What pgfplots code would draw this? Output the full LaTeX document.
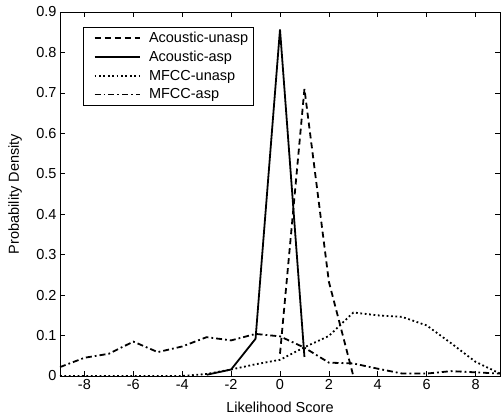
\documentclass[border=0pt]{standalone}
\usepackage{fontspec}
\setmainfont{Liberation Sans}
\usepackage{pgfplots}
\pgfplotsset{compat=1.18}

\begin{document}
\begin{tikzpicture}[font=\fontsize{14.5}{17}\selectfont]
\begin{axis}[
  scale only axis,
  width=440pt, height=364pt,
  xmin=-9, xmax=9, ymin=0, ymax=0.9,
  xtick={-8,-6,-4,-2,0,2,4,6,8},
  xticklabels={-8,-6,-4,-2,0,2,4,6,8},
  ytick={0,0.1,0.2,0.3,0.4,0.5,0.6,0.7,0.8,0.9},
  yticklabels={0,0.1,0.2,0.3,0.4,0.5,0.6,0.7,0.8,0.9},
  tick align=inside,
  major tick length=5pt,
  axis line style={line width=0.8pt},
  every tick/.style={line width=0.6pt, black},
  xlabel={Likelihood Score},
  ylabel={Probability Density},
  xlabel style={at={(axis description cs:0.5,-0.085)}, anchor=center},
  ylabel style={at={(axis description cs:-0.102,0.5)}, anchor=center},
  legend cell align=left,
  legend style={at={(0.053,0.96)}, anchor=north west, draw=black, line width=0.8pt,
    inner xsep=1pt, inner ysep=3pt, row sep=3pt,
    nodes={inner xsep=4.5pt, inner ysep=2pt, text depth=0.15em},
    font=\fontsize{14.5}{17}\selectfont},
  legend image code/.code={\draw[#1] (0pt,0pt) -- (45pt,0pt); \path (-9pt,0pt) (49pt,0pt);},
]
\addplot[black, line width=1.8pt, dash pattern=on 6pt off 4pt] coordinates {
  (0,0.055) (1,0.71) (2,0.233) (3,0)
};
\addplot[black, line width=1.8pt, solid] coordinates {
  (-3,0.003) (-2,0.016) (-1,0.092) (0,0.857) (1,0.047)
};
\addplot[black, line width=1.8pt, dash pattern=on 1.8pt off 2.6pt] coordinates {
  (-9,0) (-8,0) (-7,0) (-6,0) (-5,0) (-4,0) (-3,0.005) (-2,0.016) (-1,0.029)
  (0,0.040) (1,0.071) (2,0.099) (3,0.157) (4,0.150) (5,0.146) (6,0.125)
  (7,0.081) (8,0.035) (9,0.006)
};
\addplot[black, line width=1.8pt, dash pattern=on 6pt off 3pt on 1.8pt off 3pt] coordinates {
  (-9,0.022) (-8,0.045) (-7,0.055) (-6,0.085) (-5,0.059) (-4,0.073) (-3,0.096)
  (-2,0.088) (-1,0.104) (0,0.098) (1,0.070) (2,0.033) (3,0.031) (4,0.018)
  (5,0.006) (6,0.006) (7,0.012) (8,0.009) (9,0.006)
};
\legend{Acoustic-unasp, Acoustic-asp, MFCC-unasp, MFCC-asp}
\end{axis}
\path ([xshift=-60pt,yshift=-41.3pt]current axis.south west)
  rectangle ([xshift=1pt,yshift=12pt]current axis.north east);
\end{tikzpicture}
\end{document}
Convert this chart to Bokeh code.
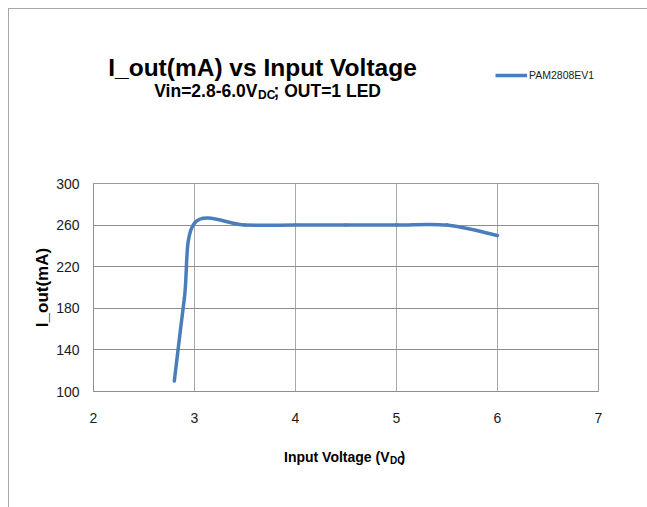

■ What to do
Exactly as written, return every line of the listing, but not the pictures.

■ Result of this exercise
What pgfplots code would draw this? Output the full LaTeX document.
\documentclass[border=0pt]{standalone}
\usepackage{fontspec}
\setmainfont{Liberation Sans}
\usepackage{pgfplots}
\pgfplotsset{compat=1.18}

\begin{document}
\begin{tikzpicture}[font=\fontsize{14.5}{17}\selectfont]
\begin{axis}[
  scale only axis,
  width=440pt, height=364pt,
  xmin=-9, xmax=9, ymin=0, ymax=0.9,
  xtick={-8,-6,-4,-2,0,2,4,6,8},
  xticklabels={-8,-6,-4,-2,0,2,4,6,8},
  ytick={0,0.1,0.2,0.3,0.4,0.5,0.6,0.7,0.8,0.9},
  yticklabels={0,0.1,0.2,0.3,0.4,0.5,0.6,0.7,0.8,0.9},
  tick align=inside,
  major tick length=5pt,
  axis line style={line width=0.8pt},
  every tick/.style={line width=0.6pt, black},
  xlabel={Likelihood Score},
  ylabel={Probability Density},
  xlabel style={at={(axis description cs:0.5,-0.085)}, anchor=center},
  ylabel style={at={(axis description cs:-0.102,0.5)}, anchor=center},
  legend cell align=left,
  legend style={at={(0.053,0.96)}, anchor=north west, draw=black, line width=0.8pt,
    inner xsep=1pt, inner ysep=3pt, row sep=3pt,
    nodes={inner xsep=4.5pt, inner ysep=2pt, text depth=0.15em},
    font=\fontsize{14.5}{17}\selectfont},
  legend image code/.code={\draw[#1] (0pt,0pt) -- (45pt,0pt); \path (-9pt,0pt) (49pt,0pt);},
]
\addplot[black, line width=1.8pt, dash pattern=on 6pt off 4pt] coordinates {
  (0,0.055) (1,0.71) (2,0.233) (3,0)
};
\addplot[black, line width=1.8pt, solid] coordinates {
  (-3,0.003) (-2,0.016) (-1,0.092) (0,0.857) (1,0.047)
};
\addplot[black, line width=1.8pt, dash pattern=on 1.8pt off 2.6pt] coordinates {
  (-9,0) (-8,0) (-7,0) (-6,0) (-5,0) (-4,0) (-3,0.005) (-2,0.016) (-1,0.029)
  (0,0.040) (1,0.071) (2,0.099) (3,0.157) (4,0.150) (5,0.146) (6,0.125)
  (7,0.081) (8,0.035) (9,0.006)
};
\addplot[black, line width=1.8pt, dash pattern=on 6pt off 3pt on 1.8pt off 3pt] coordinates {
  (-9,0.022) (-8,0.045) (-7,0.055) (-6,0.085) (-5,0.059) (-4,0.073) (-3,0.096)
  (-2,0.088) (-1,0.104) (0,0.098) (1,0.070) (2,0.033) (3,0.031) (4,0.018)
  (5,0.006) (6,0.006) (7,0.012) (8,0.009) (9,0.006)
};
\legend{Acoustic-unasp, Acoustic-asp, MFCC-unasp, MFCC-asp}
\end{axis}
\path ([xshift=-60pt,yshift=-41.3pt]current axis.south west)
  rectangle ([xshift=1pt,yshift=12pt]current axis.north east);
\end{tikzpicture}
\end{document}
Convert this chart to Bokeh code.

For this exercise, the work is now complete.